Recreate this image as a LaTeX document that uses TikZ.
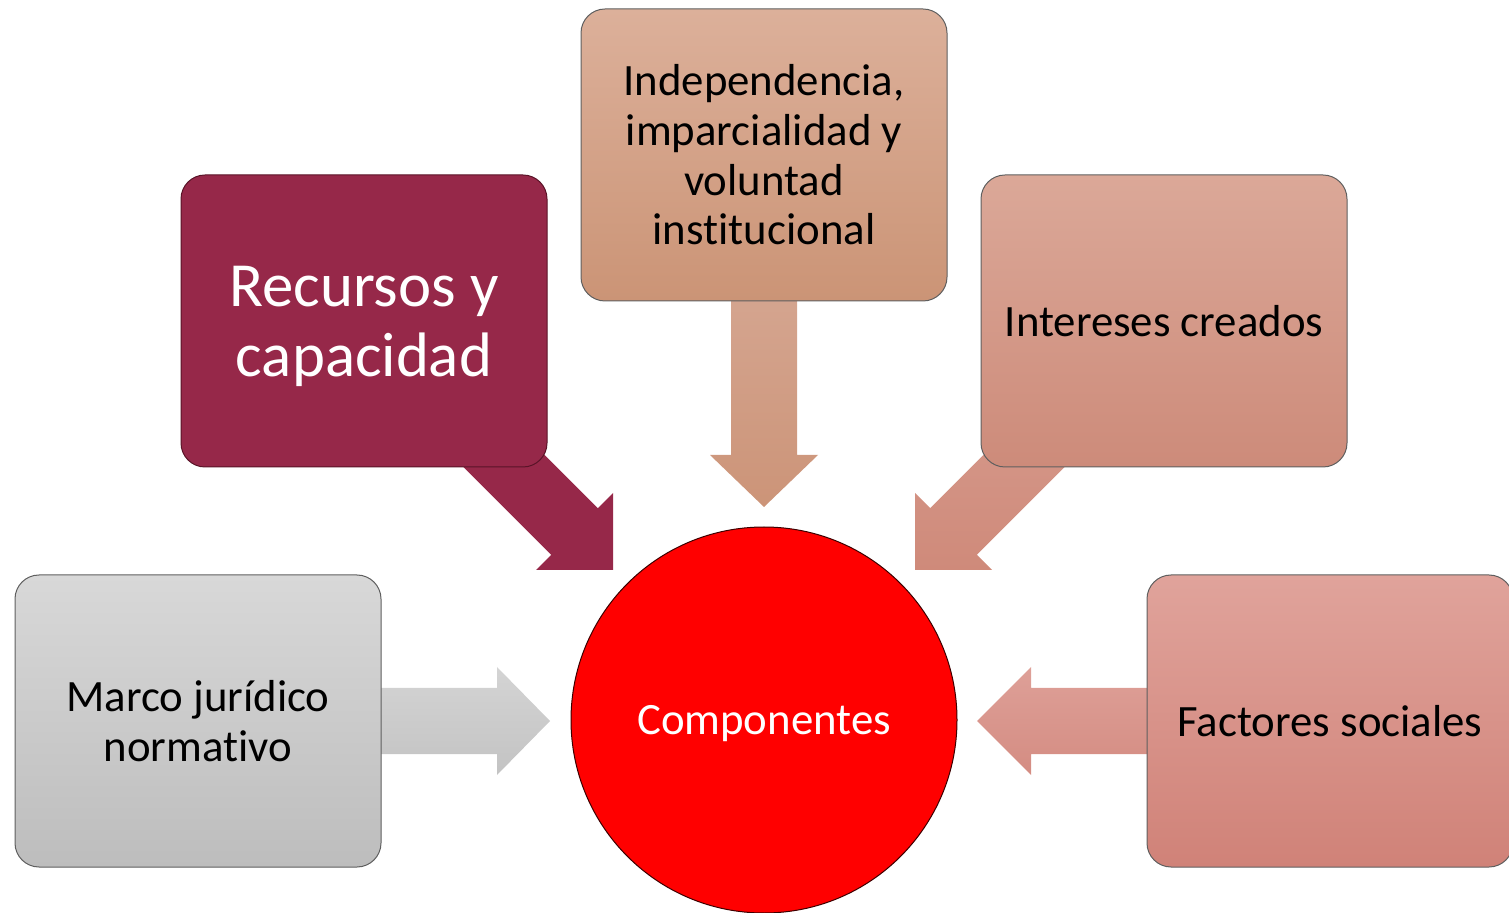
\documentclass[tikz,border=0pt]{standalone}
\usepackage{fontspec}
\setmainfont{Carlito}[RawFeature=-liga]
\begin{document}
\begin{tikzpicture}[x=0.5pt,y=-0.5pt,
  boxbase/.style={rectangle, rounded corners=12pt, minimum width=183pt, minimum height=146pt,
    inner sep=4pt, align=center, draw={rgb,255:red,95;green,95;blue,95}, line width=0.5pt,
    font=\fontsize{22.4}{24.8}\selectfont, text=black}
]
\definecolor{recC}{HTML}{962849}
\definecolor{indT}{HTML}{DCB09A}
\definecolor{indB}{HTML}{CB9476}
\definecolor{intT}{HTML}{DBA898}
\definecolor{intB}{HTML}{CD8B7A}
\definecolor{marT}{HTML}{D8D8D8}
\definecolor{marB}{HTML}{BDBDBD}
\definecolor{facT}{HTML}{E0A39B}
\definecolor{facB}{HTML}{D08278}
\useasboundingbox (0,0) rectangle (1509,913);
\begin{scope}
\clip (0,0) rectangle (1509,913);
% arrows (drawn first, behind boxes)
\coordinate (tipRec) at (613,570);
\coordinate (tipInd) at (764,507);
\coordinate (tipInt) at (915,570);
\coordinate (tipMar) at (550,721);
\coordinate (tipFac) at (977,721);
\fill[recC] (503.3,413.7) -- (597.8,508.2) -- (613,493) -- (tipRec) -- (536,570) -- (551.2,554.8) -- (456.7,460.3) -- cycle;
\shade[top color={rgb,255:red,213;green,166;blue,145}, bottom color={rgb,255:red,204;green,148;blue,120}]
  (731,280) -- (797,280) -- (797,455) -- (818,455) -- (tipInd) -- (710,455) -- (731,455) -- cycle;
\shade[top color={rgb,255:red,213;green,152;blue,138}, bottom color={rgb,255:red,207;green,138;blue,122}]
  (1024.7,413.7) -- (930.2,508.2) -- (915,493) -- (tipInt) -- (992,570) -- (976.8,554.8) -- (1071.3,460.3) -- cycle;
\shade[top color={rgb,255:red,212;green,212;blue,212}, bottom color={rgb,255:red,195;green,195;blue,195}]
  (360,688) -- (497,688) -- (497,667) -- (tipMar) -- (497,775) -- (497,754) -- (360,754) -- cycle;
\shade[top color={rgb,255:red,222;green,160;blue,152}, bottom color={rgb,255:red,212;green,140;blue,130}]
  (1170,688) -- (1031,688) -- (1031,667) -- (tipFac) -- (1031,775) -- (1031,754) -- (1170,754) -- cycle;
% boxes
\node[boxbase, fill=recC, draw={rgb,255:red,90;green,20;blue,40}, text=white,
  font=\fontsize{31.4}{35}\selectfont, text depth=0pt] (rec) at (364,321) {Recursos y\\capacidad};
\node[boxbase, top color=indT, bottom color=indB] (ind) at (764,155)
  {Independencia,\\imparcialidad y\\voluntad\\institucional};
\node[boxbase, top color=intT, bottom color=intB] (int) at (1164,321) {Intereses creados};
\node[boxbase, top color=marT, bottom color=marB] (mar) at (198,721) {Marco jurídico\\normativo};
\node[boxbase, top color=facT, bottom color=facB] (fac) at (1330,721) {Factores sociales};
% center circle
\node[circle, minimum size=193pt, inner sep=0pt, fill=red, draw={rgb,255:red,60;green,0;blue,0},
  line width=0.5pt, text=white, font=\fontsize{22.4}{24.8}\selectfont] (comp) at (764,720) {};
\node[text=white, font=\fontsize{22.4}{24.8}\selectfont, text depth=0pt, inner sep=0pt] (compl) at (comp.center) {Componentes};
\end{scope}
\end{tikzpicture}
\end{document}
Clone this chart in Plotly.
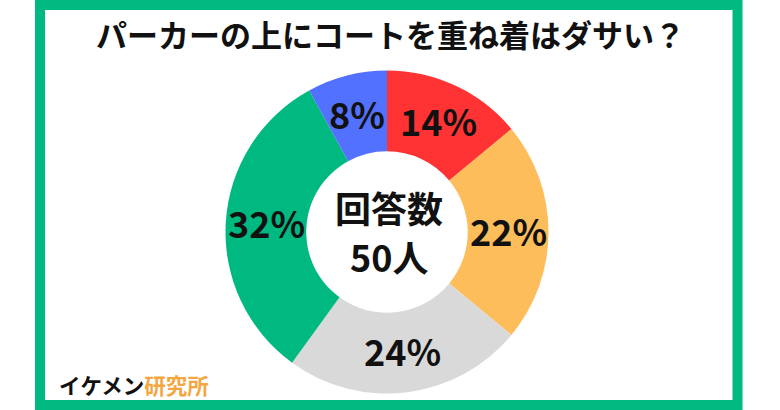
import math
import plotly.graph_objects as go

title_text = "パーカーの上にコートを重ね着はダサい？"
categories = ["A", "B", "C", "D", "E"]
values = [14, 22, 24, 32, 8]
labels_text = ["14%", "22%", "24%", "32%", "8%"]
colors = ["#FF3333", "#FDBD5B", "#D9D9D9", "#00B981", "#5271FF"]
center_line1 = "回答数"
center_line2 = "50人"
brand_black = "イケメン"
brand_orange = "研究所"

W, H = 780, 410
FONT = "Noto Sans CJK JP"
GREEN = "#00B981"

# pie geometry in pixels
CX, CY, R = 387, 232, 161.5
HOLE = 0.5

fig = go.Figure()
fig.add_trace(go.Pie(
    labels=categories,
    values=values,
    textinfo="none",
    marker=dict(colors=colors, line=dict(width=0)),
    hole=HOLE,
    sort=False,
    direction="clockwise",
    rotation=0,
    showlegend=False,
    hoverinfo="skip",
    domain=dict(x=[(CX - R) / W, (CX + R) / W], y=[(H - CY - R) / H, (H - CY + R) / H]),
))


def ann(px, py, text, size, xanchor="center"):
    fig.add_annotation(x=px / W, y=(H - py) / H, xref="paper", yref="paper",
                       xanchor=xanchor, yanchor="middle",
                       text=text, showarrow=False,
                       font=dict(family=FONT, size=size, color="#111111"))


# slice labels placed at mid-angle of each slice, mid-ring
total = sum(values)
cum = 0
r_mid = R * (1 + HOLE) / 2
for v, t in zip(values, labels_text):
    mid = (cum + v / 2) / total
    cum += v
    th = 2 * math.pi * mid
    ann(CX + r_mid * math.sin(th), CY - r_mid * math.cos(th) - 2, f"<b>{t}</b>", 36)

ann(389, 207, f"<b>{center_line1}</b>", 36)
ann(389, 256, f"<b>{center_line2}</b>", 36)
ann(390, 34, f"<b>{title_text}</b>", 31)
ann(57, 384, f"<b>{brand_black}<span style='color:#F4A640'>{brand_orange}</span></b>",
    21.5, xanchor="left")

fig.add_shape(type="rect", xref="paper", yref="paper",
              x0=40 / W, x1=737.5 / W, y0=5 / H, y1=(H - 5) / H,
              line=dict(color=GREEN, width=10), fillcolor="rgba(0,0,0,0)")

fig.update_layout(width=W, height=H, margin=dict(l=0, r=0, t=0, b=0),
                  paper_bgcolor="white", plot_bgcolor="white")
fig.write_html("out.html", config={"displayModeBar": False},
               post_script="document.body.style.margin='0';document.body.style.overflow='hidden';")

=======

▶ JOB:
Images must not appear in the copy; reproduce everything else in the records verbatim.

▶ THE REPLY:
Recreate this image as a LaTeX document that uses TikZ.
\documentclass[tikz,border=0pt]{standalone}
\usepackage{fontspec}
\setmainfont{Carlito}[RawFeature=-liga]
\begin{document}
\begin{tikzpicture}[x=0.5pt,y=-0.5pt,
  boxbase/.style={rectangle, rounded corners=12pt, minimum width=183pt, minimum height=146pt,
    inner sep=4pt, align=center, draw={rgb,255:red,95;green,95;blue,95}, line width=0.5pt,
    font=\fontsize{22.4}{24.8}\selectfont, text=black}
]
\definecolor{recC}{HTML}{962849}
\definecolor{indT}{HTML}{DCB09A}
\definecolor{indB}{HTML}{CB9476}
\definecolor{intT}{HTML}{DBA898}
\definecolor{intB}{HTML}{CD8B7A}
\definecolor{marT}{HTML}{D8D8D8}
\definecolor{marB}{HTML}{BDBDBD}
\definecolor{facT}{HTML}{E0A39B}
\definecolor{facB}{HTML}{D08278}
\useasboundingbox (0,0) rectangle (1509,913);
\begin{scope}
\clip (0,0) rectangle (1509,913);
% arrows (drawn first, behind boxes)
\coordinate (tipRec) at (613,570);
\coordinate (tipInd) at (764,507);
\coordinate (tipInt) at (915,570);
\coordinate (tipMar) at (550,721);
\coordinate (tipFac) at (977,721);
\fill[recC] (503.3,413.7) -- (597.8,508.2) -- (613,493) -- (tipRec) -- (536,570) -- (551.2,554.8) -- (456.7,460.3) -- cycle;
\shade[top color={rgb,255:red,213;green,166;blue,145}, bottom color={rgb,255:red,204;green,148;blue,120}]
  (731,280) -- (797,280) -- (797,455) -- (818,455) -- (tipInd) -- (710,455) -- (731,455) -- cycle;
\shade[top color={rgb,255:red,213;green,152;blue,138}, bottom color={rgb,255:red,207;green,138;blue,122}]
  (1024.7,413.7) -- (930.2,508.2) -- (915,493) -- (tipInt) -- (992,570) -- (976.8,554.8) -- (1071.3,460.3) -- cycle;
\shade[top color={rgb,255:red,212;green,212;blue,212}, bottom color={rgb,255:red,195;green,195;blue,195}]
  (360,688) -- (497,688) -- (497,667) -- (tipMar) -- (497,775) -- (497,754) -- (360,754) -- cycle;
\shade[top color={rgb,255:red,222;green,160;blue,152}, bottom color={rgb,255:red,212;green,140;blue,130}]
  (1170,688) -- (1031,688) -- (1031,667) -- (tipFac) -- (1031,775) -- (1031,754) -- (1170,754) -- cycle;
% boxes
\node[boxbase, fill=recC, draw={rgb,255:red,90;green,20;blue,40}, text=white,
  font=\fontsize{31.4}{35}\selectfont, text depth=0pt] (rec) at (364,321) {Recursos y\\capacidad};
\node[boxbase, top color=indT, bottom color=indB] (ind) at (764,155)
  {Independencia,\\imparcialidad y\\voluntad\\institucional};
\node[boxbase, top color=intT, bottom color=intB] (int) at (1164,321) {Intereses creados};
\node[boxbase, top color=marT, bottom color=marB] (mar) at (198,721) {Marco jurídico\\normativo};
\node[boxbase, top color=facT, bottom color=facB] (fac) at (1330,721) {Factores sociales};
% center circle
\node[circle, minimum size=193pt, inner sep=0pt, fill=red, draw={rgb,255:red,60;green,0;blue,0},
  line width=0.5pt, text=white, font=\fontsize{22.4}{24.8}\selectfont] (comp) at (764,720) {};
\node[text=white, font=\fontsize{22.4}{24.8}\selectfont, text depth=0pt, inner sep=0pt] (compl) at (comp.center) {Componentes};
\end{scope}
\end{tikzpicture}
\end{document}
Clone this chart in Plotly.
import math
import plotly.graph_objects as go

title_text = "パーカーの上にコートを重ね着はダサい？"
categories = ["A", "B", "C", "D", "E"]
values = [14, 22, 24, 32, 8]
labels_text = ["14%", "22%", "24%", "32%", "8%"]
colors = ["#FF3333", "#FDBD5B", "#D9D9D9", "#00B981", "#5271FF"]
center_line1 = "回答数"
center_line2 = "50人"
brand_black = "イケメン"
brand_orange = "研究所"

W, H = 780, 410
FONT = "Noto Sans CJK JP"
GREEN = "#00B981"

# pie geometry in pixels
CX, CY, R = 387, 232, 161.5
HOLE = 0.5

fig = go.Figure()
fig.add_trace(go.Pie(
    labels=categories,
    values=values,
    textinfo="none",
    marker=dict(colors=colors, line=dict(width=0)),
    hole=HOLE,
    sort=False,
    direction="clockwise",
    rotation=0,
    showlegend=False,
    hoverinfo="skip",
    domain=dict(x=[(CX - R) / W, (CX + R) / W], y=[(H - CY - R) / H, (H - CY + R) / H]),
))


def ann(px, py, text, size, xanchor="center"):
    fig.add_annotation(x=px / W, y=(H - py) / H, xref="paper", yref="paper",
                       xanchor=xanchor, yanchor="middle",
                       text=text, showarrow=False,
                       font=dict(family=FONT, size=size, color="#111111"))


# slice labels placed at mid-angle of each slice, mid-ring
total = sum(values)
cum = 0
r_mid = R * (1 + HOLE) / 2
for v, t in zip(values, labels_text):
    mid = (cum + v / 2) / total
    cum += v
    th = 2 * math.pi * mid
    ann(CX + r_mid * math.sin(th), CY - r_mid * math.cos(th) - 2, f"<b>{t}</b>", 36)

ann(389, 207, f"<b>{center_line1}</b>", 36)
ann(389, 256, f"<b>{center_line2}</b>", 36)
ann(390, 34, f"<b>{title_text}</b>", 31)
ann(57, 384, f"<b>{brand_black}<span style='color:#F4A640'>{brand_orange}</span></b>",
    21.5, xanchor="left")

fig.add_shape(type="rect", xref="paper", yref="paper",
              x0=40 / W, x1=737.5 / W, y0=5 / H, y1=(H - 5) / H,
              line=dict(color=GREEN, width=10), fillcolor="rgba(0,0,0,0)")

fig.update_layout(width=W, height=H, margin=dict(l=0, r=0, t=0, b=0),
                  paper_bgcolor="white", plot_bgcolor="white")
fig.write_html("out.html", config={"displayModeBar": False},
               post_script="document.body.style.margin='0';document.body.style.overflow='hidden';")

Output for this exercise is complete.